Soplan vientos complicados en el Partido Popular y en el Gobierno de la nación. No están saliendo las cosas como se pretendía, a pesar de las convenciones, de la candidatura sorpresa en Bilbao, del lanzamiento a la arena política de Ana Botella y de los mil discursos centristas que los dirigentes se empeñan en pronunciar con la boca pequeña. Los sondeos electorales -ya sabemos que las elecciones generales están todavía lejos y pueden pasar muchas cosas de aquí a 2004- van limando diferencias entre populares y socialistas, lo que no debe tranquilizar precisamente a Aznar. Para colmo, el presidente del Tribunal Constitucional suelta la diatriba del año contra los nacionalistas, pero sólo después de que el mismísimo Aznar hablara de «tribus» y «guettos» para referirse a sus antiguos compañeros de viaje, poniéndose en contra, más si cabe, a los millones de ciudadanos -no olvidemos que él es el presidente de todos- que se sienten nacionalistas aquí y allá.

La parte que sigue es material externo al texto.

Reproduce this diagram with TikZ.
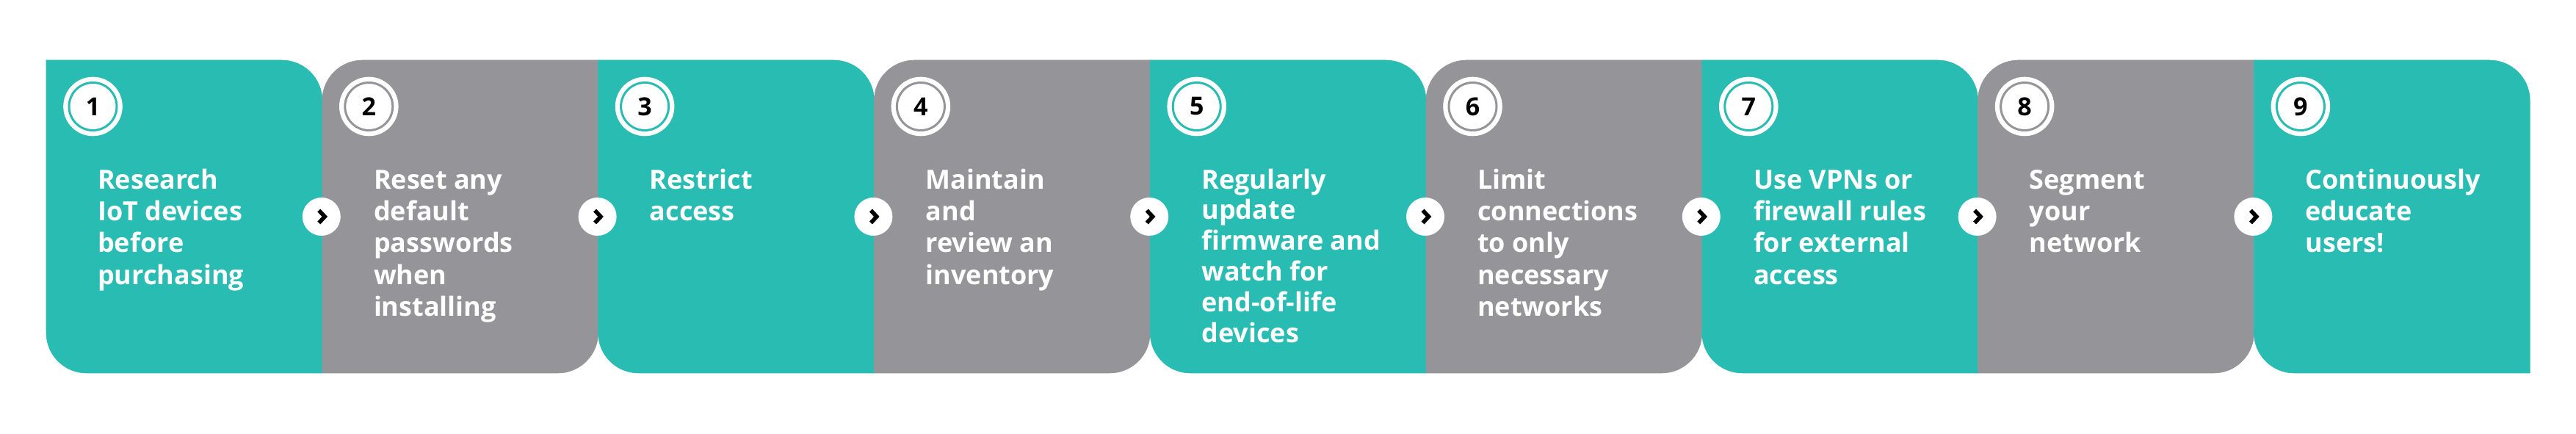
\documentclass[tikz,border=0pt]{standalone}
\usepackage{fontspec}
\setmainfont{Open Sans}
\definecolor{tealc}{RGB}{40,188,178}
\definecolor{grayc}{RGB}{149,149,153}
\begin{document}
\begin{tikzpicture}[x=1pt,y=1pt,
  tealpanel/.style={fill=tealc,draw=tealc,line width=0.6pt},
  graypanel/.style={fill=grayc,draw=grayc,line width=0.6pt},
  numc/.style={circle,fill=white,minimum size=80.6pt,inner sep=0pt,
    font=\fontsize{34}{40}\selectfont\bfseries,text=black},
  chevc/.style={circle,fill=white,minimum size=52pt,inner sep=0pt},
  chev/.style={draw=black,line width=5.5pt,line join=miter,line cap=butt},
  steptext/.style={anchor=north west,inner sep=0pt,align=left,text=white}]
\useasboundingbox (0,0) rectangle (3508,591);
\fill[white] (0,0) rectangle (3508,591);
\def\pw{375.8}
% panels
\foreach \i in {1,...,9}{
  \pgfmathsetmacro\L{63+\pw*(\i-1)}
  \pgfmathsetmacro\R{\L+\pw}
  \pgfmathtruncatemacro\odd{mod(\i,2)}
  \ifnum\odd=1
    \path[tealpanel] (\L,509) -- ({\R-55},509) arc[start angle=90,end angle=0,radius=55pt]
      -- (\R,83) -- ({\L+55},83) arc[start angle=270,end angle=180,radius=55pt] -- cycle;
  \else
    \path[graypanel] (\L,83) -- (\L,{509-55}) arc[start angle=180,end angle=90,radius=55pt]
      -- (\R,509) -- (\R,{83+55}) arc[start angle=0,end angle=-90,radius=55pt] -- cycle;
  \fi
}
% number circles and texts
\foreach \i/\bs/\txt in {
  1/43.3/{Research\\IoT devices\\before\\purchasing},
  2/43.3/{Reset any\\default\\passwords\\when\\installing},
  3/43.3/{Restrict\\access},
  4/43.3/{Maintain\\and\\review an\\inventory},
  5/41.8/{Regularly\\update\\firmware and\\watch for\\end-of-life\\devices},
  6/43.3/{Limit\\connections\\to only\\necessary\\networks},
  7/43.3/{Use VPNs or\\firewall rules\\for external\\access},
  8/43.3/{Segment\\your\\network},
  9/43.3/{Continuously\\educate\\users!}}{
  \pgfmathsetmacro\L{63+\pw*(\i-1)}
  \pgfmathtruncatemacro\odd{mod(\i,2)}
  \ifnum\odd=1 \def\rc{tealc}\else\def\rc{grayc}\fi
  \node[numc] (n\i) at ({\L+63.5},446) {\i};
  \draw[\rc,line width=3pt] (n\i.center) circle (32.5pt);
  \node[steptext,font=\fontsize{36pt}{\bs pt}\selectfont\bfseries] (t\i)
    at ({\L+70},364) {\rule{0pt}{30pt}\txt};
}
% chevron circles between panels
\foreach \i in {1,...,8}{
  \pgfmathsetmacro\R{63+\pw*\i}
  \node[chevc] (c\i) at ({\R-1},296) {};
  \draw[chev] ([shift={(-3.5,8.5)}]c\i.center) -- ([shift={(4.5,0)}]c\i.center)
    -- ([shift={(-3.5,-8.5)}]c\i.center);
}
\end{tikzpicture}
\end{document}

La catástrofe del «Prestige» y la consecuente crisis política en el Gobierno de Galicia, resuelta a medias por mediación de Madrid, no ha hecho tampoco ningún favor al PP. Pero los enemigos no sólo están fuera; la empecinada actitud de Aznar de negarse a comparecer ante el Parlamento para hablar de asuntos importantísimos, como lo del «Prestige» y su apoyo incondicional a los planes bélicos de Bush tampoco favorecen su imagen. Y, finalmente, esas oscilaciones incomprensibles que le han llevado a aprobar por «decretazo» una reforma laboral que luego ha tenido que hacer desaparecer como por arte de magia no retratan, precisamente, a un Gobierno fuerte y seguro, sino más bien a uno que parece estar quemando sus últimos cartuchos.